Entries from a dataset
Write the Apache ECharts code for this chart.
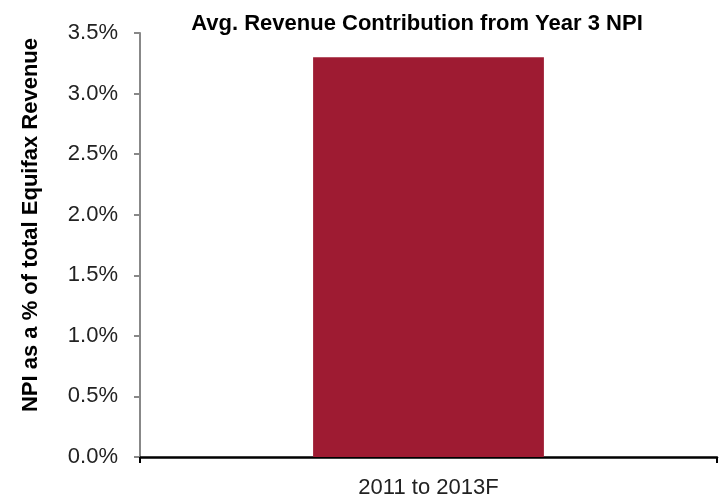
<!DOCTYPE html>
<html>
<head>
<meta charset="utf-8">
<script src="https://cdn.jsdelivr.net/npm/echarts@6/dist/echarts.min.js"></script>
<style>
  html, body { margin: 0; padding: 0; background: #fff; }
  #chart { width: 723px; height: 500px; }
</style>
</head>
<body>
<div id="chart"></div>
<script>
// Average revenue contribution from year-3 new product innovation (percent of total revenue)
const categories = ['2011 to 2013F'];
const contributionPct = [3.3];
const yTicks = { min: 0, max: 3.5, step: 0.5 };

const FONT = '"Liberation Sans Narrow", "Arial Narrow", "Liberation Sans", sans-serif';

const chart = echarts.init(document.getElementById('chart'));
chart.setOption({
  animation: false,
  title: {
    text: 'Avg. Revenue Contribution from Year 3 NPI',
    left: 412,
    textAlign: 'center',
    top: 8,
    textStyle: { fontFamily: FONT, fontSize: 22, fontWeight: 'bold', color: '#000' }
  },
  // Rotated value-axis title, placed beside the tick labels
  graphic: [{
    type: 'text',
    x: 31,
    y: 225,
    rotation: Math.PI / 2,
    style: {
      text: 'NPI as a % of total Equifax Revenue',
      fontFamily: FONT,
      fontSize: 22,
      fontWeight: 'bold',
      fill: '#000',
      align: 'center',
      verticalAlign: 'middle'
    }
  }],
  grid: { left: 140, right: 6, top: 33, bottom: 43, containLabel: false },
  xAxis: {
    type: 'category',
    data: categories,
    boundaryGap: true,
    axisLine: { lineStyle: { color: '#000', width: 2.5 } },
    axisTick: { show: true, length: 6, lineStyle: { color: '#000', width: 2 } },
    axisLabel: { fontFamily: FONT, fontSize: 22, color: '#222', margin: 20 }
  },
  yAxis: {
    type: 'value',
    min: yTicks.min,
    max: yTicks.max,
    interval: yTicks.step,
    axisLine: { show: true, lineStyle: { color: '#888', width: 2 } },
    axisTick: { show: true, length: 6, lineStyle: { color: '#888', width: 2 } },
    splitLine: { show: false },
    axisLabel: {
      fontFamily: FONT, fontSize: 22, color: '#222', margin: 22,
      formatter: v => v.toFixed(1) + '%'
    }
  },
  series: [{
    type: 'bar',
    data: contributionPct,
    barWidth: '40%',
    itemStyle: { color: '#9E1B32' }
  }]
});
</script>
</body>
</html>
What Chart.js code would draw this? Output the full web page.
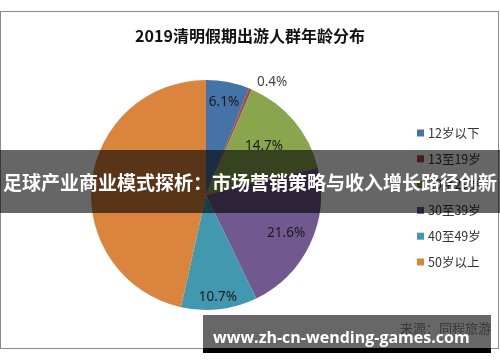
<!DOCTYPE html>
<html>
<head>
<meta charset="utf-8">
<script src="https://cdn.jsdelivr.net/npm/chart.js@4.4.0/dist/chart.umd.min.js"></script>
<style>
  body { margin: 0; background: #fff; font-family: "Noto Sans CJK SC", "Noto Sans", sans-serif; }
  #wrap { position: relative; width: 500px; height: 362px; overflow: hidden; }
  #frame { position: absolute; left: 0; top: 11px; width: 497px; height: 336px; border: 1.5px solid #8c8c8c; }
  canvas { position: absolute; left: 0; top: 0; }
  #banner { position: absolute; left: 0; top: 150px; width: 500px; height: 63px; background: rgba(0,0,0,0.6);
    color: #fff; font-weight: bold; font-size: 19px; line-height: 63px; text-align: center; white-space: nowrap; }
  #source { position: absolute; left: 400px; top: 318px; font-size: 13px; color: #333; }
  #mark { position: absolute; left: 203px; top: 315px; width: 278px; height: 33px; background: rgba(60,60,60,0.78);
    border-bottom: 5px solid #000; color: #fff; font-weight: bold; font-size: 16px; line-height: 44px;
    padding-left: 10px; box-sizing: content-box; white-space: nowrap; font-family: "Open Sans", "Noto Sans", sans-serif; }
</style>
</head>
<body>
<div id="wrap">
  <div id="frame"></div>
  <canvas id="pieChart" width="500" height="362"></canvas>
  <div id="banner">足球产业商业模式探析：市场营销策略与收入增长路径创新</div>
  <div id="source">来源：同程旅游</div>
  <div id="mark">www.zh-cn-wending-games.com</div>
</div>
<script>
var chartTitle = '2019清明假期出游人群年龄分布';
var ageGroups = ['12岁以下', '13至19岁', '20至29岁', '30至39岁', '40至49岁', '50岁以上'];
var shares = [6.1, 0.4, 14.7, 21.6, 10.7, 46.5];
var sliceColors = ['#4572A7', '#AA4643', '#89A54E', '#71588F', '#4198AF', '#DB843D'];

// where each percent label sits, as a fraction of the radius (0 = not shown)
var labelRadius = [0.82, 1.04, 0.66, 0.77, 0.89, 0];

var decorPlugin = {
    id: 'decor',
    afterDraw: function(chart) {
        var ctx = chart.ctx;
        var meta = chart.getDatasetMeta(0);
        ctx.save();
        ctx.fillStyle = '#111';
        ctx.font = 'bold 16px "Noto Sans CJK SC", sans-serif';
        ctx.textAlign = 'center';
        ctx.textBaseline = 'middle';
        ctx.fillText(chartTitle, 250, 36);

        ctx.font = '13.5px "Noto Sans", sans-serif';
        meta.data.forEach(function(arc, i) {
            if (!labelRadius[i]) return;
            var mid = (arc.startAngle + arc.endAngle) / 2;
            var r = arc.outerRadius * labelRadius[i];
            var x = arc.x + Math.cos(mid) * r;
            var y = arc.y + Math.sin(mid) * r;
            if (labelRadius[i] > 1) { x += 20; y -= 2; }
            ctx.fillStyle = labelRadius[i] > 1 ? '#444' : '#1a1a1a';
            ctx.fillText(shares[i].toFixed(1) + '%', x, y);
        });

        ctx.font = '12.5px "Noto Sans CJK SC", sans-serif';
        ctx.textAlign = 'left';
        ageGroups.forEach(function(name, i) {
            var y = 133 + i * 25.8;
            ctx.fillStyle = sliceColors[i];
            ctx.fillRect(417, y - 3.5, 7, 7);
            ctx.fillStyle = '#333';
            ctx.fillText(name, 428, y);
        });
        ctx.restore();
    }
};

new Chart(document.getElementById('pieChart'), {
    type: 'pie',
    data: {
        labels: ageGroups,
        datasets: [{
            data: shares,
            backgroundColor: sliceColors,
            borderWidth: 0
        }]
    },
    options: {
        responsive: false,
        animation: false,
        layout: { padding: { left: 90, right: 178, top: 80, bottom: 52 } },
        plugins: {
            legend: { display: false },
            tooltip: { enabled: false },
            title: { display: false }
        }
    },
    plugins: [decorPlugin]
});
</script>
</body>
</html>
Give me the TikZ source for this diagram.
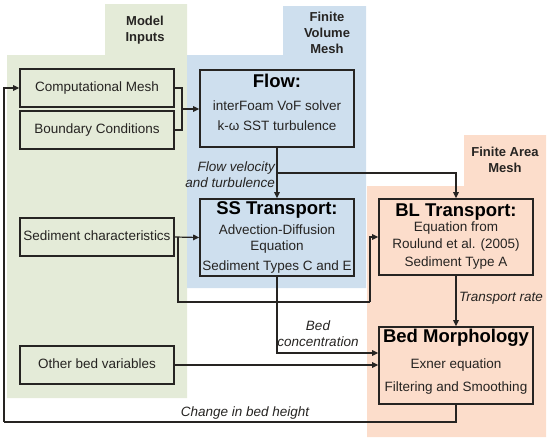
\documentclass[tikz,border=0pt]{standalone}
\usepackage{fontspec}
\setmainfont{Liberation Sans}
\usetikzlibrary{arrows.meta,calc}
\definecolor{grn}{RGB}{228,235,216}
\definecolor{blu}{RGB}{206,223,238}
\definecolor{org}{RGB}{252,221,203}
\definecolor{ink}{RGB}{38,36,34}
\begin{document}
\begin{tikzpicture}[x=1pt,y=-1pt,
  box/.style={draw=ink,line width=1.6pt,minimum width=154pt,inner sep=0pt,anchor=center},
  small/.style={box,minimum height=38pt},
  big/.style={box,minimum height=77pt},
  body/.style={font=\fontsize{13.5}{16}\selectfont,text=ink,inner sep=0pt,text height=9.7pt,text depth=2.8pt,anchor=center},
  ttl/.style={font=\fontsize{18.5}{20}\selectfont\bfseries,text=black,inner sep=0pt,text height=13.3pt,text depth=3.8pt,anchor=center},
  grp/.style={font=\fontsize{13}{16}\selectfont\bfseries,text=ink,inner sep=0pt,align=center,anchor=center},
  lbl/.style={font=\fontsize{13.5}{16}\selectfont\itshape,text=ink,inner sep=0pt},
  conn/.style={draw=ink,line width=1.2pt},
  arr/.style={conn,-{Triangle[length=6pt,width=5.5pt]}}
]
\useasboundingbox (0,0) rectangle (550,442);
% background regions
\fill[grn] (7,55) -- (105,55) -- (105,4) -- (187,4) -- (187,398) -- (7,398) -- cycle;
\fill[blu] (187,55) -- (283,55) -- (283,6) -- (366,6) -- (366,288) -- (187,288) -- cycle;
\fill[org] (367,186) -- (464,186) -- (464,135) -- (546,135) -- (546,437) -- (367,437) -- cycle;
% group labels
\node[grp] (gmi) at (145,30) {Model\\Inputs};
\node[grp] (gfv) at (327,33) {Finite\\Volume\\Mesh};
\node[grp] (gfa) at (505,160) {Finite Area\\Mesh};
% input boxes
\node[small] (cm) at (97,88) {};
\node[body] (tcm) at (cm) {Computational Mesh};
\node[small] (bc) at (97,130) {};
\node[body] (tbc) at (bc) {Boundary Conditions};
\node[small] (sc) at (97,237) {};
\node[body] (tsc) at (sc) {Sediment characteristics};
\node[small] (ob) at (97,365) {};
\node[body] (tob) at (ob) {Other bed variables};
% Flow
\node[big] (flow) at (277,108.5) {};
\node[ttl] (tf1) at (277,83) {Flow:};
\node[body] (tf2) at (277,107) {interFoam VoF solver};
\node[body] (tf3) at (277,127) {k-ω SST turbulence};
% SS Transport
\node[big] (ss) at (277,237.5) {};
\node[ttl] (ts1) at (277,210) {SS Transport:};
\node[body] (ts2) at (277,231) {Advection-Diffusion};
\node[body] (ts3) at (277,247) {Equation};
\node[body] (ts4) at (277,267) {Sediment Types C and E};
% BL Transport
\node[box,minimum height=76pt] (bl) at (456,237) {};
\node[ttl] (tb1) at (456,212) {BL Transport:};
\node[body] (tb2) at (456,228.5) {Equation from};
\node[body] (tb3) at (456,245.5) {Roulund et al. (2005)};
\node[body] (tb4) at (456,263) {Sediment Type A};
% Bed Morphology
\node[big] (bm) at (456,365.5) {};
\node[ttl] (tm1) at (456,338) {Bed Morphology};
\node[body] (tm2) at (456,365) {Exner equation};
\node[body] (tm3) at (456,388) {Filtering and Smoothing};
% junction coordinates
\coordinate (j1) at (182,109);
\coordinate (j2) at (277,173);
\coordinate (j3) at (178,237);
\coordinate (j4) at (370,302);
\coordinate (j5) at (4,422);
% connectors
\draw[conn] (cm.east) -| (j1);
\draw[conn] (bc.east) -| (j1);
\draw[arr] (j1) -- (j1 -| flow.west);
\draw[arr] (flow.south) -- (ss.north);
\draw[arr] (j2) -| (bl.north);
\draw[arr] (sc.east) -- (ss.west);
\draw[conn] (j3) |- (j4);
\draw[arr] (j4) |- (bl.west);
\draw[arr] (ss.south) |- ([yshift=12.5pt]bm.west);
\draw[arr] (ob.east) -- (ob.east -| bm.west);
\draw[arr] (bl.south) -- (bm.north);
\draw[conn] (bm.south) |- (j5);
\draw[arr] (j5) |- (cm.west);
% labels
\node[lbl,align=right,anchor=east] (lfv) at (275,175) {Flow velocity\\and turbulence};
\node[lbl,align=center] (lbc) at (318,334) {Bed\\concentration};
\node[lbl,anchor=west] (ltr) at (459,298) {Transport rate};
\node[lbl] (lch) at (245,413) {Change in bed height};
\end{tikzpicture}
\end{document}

- Task goal -
Find all the lines containing "this" in the material, then copy them.

- Solution to the exercise -
Write the Apache ECharts code for this chart.
What Chart.js code would draw this? Output the full web page.
Give me the TikZ source for this diagram.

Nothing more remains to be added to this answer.